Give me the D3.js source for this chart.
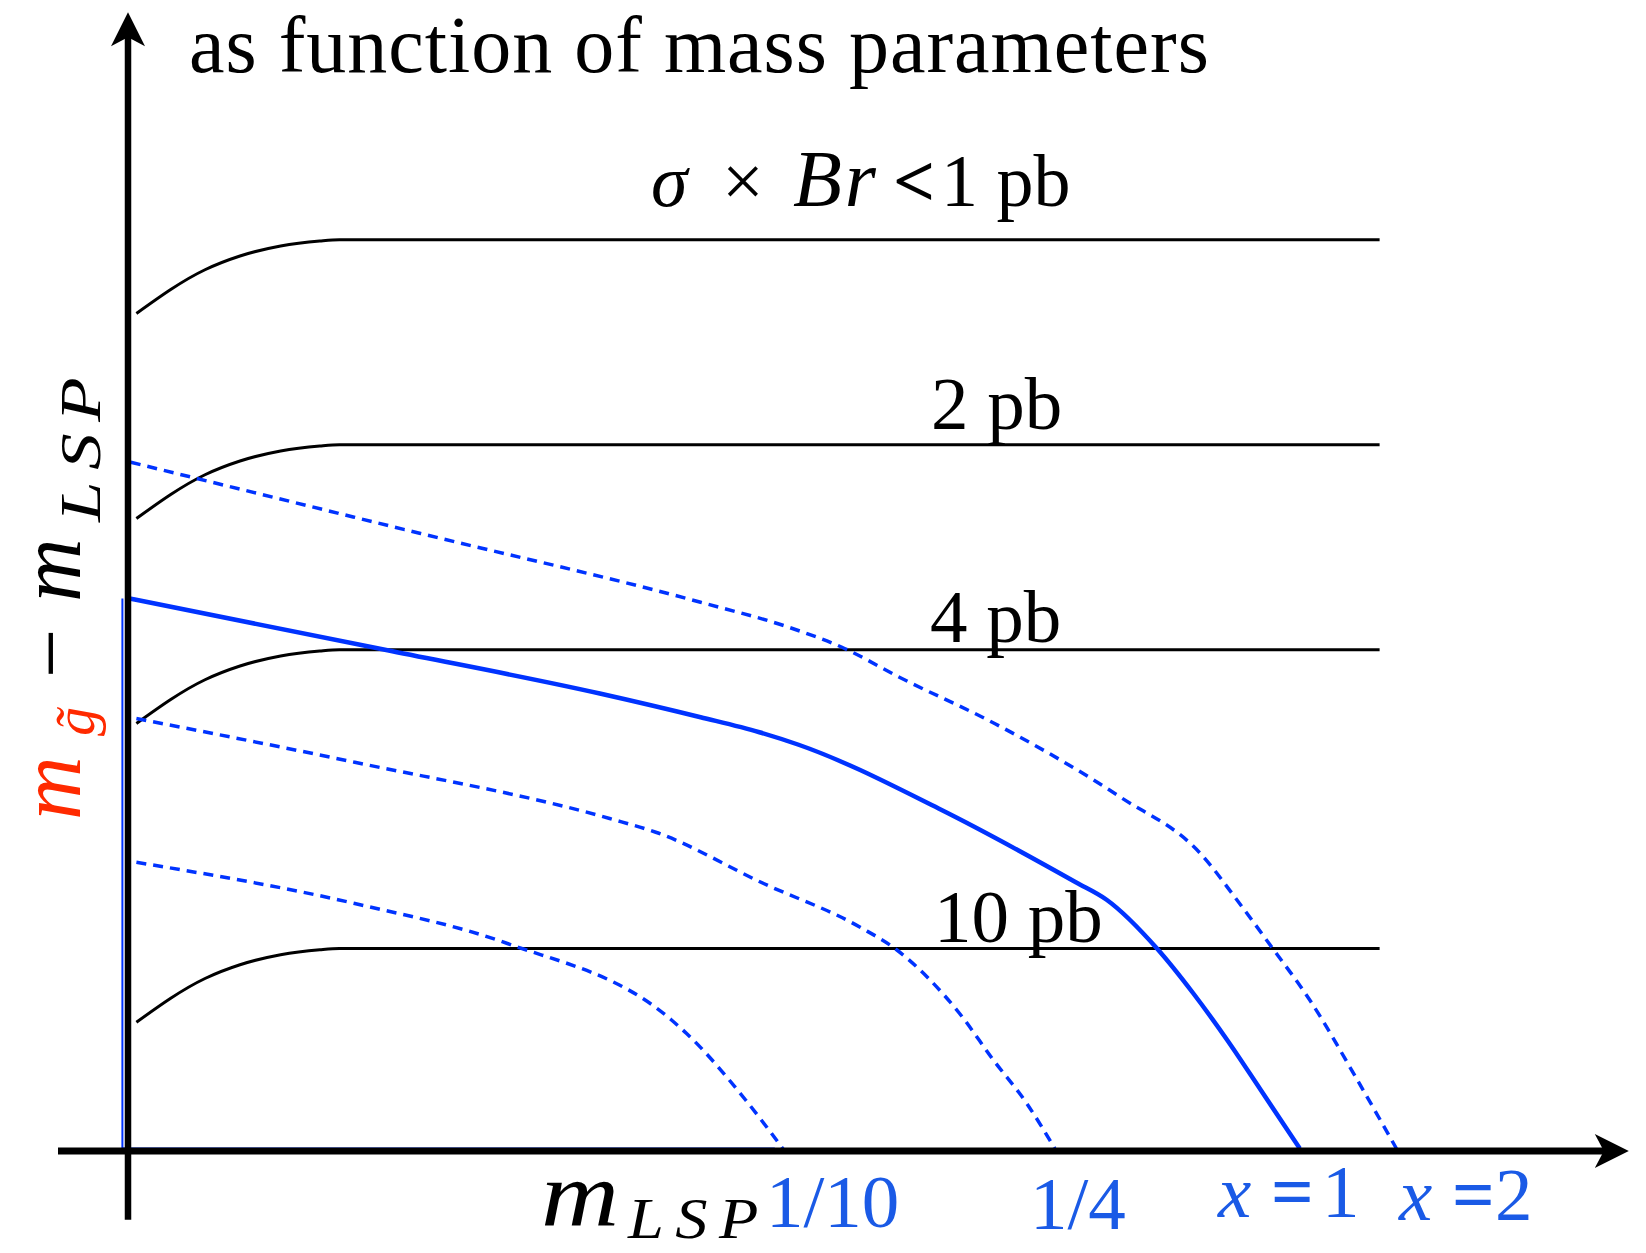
--
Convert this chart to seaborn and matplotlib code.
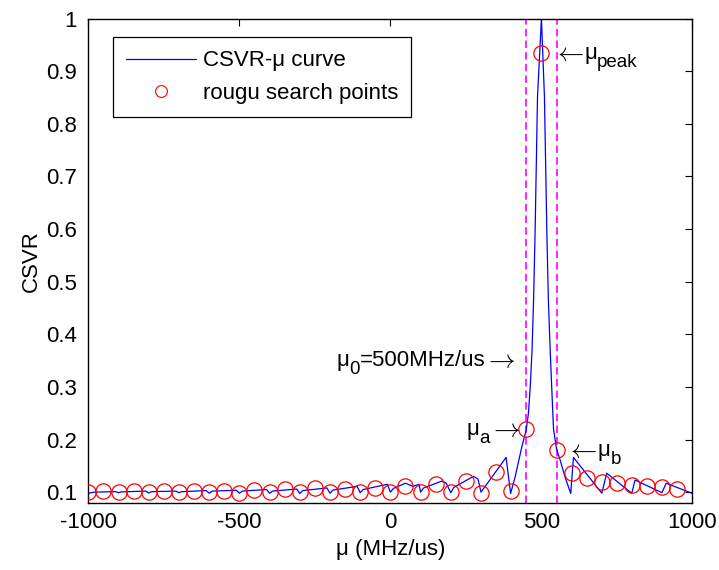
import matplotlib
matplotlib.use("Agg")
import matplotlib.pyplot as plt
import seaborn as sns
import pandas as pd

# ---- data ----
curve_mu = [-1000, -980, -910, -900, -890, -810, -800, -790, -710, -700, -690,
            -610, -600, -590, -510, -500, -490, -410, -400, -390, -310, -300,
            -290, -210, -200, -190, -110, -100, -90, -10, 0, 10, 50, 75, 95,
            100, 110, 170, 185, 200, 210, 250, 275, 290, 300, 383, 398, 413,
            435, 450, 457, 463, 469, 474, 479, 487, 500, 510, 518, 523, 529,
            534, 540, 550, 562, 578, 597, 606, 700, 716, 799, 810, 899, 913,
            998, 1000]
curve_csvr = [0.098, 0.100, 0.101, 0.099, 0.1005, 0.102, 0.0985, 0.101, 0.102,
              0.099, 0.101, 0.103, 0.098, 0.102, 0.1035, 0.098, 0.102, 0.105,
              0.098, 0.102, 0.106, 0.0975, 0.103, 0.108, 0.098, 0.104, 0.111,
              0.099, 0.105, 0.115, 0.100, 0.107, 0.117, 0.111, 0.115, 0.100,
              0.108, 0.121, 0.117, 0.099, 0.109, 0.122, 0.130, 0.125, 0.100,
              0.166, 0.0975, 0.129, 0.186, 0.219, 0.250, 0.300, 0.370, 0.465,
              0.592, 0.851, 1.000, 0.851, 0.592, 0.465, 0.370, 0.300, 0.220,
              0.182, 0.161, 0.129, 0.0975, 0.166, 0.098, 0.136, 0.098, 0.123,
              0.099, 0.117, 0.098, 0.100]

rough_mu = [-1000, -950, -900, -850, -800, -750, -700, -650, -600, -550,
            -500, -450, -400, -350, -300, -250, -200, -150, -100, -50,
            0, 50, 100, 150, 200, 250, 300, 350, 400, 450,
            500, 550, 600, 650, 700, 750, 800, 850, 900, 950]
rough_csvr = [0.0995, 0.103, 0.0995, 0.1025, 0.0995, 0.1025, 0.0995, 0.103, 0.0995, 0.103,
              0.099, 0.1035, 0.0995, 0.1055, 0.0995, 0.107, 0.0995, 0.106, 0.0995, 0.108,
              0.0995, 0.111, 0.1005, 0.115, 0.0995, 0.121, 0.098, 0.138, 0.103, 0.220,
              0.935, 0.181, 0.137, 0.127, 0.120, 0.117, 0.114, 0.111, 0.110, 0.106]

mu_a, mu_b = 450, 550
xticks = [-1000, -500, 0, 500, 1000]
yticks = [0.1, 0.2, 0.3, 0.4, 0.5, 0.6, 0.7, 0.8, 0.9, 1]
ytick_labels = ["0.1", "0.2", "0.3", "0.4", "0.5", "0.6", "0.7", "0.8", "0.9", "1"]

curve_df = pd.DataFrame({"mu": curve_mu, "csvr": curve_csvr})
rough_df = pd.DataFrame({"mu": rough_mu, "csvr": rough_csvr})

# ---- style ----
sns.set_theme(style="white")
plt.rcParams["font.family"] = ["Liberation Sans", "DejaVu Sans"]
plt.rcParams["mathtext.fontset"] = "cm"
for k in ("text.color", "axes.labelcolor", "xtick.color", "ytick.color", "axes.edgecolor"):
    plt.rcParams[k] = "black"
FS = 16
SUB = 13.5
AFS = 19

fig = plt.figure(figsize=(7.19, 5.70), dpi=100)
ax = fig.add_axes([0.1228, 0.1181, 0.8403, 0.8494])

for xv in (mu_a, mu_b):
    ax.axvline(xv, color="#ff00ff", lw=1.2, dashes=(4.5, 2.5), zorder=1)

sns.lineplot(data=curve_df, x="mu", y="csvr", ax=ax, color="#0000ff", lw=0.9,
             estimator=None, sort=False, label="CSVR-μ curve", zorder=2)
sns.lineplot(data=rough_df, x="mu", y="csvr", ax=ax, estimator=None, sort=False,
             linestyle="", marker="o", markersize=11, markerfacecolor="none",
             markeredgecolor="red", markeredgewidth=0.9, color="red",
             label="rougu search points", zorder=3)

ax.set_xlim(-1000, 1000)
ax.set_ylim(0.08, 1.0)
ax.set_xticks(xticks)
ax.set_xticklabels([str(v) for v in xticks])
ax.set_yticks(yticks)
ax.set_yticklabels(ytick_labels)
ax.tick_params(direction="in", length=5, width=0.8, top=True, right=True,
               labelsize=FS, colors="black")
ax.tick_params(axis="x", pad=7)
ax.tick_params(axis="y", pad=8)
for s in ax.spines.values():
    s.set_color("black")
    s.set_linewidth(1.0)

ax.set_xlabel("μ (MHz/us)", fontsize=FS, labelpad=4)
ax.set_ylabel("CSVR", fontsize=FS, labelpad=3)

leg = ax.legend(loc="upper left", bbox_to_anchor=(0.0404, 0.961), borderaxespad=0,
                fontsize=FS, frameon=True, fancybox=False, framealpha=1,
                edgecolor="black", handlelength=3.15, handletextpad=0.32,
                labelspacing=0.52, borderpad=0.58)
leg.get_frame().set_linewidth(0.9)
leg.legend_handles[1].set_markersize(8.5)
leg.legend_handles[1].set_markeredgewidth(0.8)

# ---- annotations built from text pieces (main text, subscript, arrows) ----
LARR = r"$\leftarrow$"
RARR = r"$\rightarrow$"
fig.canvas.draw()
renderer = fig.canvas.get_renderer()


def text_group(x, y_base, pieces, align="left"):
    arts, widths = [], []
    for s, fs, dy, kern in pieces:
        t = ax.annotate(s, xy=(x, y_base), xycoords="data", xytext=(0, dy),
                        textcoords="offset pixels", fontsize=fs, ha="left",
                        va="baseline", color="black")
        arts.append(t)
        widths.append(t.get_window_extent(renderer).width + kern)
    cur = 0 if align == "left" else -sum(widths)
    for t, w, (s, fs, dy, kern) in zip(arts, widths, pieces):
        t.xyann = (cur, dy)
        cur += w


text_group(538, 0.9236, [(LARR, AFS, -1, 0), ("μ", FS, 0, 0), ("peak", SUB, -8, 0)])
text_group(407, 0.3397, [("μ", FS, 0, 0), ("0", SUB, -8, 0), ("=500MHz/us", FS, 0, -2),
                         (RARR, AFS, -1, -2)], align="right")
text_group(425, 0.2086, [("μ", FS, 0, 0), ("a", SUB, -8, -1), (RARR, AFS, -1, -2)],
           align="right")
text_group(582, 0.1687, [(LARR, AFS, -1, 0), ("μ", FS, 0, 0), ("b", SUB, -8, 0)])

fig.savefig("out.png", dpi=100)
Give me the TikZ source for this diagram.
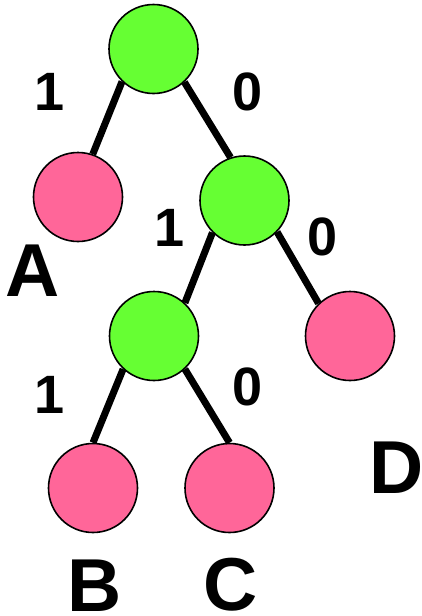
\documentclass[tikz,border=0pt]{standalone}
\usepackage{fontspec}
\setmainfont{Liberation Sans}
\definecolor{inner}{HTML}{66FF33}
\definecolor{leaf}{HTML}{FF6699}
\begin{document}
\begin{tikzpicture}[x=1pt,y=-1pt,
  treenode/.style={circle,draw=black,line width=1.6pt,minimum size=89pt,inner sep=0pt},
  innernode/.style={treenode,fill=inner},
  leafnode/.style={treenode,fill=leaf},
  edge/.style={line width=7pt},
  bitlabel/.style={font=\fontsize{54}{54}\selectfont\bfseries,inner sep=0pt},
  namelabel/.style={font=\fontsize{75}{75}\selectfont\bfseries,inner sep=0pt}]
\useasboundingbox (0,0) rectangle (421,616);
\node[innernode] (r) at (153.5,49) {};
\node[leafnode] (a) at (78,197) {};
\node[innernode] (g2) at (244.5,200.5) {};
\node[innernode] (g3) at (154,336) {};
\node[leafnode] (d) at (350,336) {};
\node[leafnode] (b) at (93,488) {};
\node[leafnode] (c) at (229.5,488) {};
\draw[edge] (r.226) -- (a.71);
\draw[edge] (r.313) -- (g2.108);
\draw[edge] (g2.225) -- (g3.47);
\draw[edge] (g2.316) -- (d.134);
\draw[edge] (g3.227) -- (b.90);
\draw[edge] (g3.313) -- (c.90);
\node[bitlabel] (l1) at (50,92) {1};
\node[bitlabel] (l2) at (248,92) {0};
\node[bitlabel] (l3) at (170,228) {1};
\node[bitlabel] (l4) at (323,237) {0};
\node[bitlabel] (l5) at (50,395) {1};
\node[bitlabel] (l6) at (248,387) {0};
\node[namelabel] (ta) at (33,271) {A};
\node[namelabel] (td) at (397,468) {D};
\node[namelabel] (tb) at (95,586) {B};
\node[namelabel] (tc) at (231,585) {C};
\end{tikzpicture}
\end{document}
--
SET PROBLEM:
Copy out the listing above from the line containing "Convert this chart" to the line containing "import pandas as pd", both included, exactly as written and minus the images.

FULL SOLUTION:
Convert this chart to seaborn and matplotlib code.
import matplotlib
matplotlib.use("Agg")
import matplotlib.pyplot as plt
import seaborn as sns
import pandas as pd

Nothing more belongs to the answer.